Sihanouk is also signaling his desire to play an active role in any negotiations with Hun Sen, Jennar said. An earlier proposal by Sihanouk to have Hun Sen and Ranariddh come to Beijing, where the king is living, so he could mediate the conflict was bluntly rejected by Hun Sen as “too late.”

Nevertheless, the Assn. of Southeast Asian Nations (ASEAN) was dispatching the Indonesian foreign minister to Beijing to meet with Sihanouk and ask him to help resolve the Cambodian conflict.

Hun Sen’s critics charge that the recent arrests and killings are intimidating those FUNCINPEC party members who have not fled the country into naming a new first prime minister who would be little more than a Hun Sen puppet.

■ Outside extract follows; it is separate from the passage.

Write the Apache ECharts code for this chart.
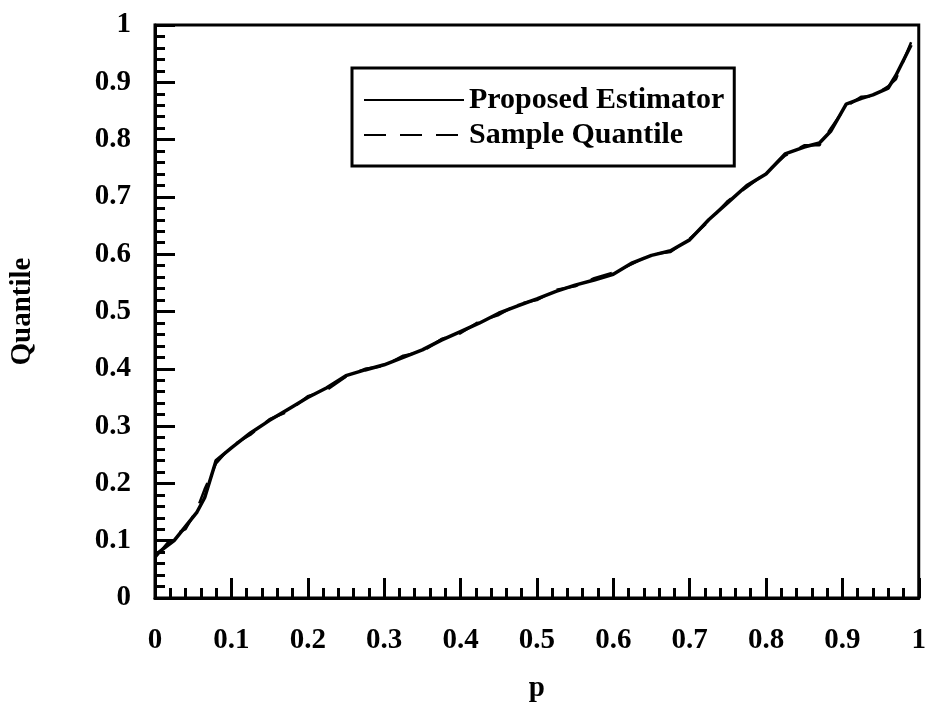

But Jennar disputed that view, noting that the royalist party has long been deeply divided and that many party members--along with much of Phnom Penh’s foreign diplomatic corps--view Ranariddh as an incompetent leader.

Hun Sen’s takeover “was confirmed by gunfire, tanks and terror . . . but there was a split before,” Jennar said. “And the 5th-6th July events increased, probably, by fear or by intimidation, this division. So today maybe there are a lot of FUNCINPEC members of parliament ready to vote for the new government.”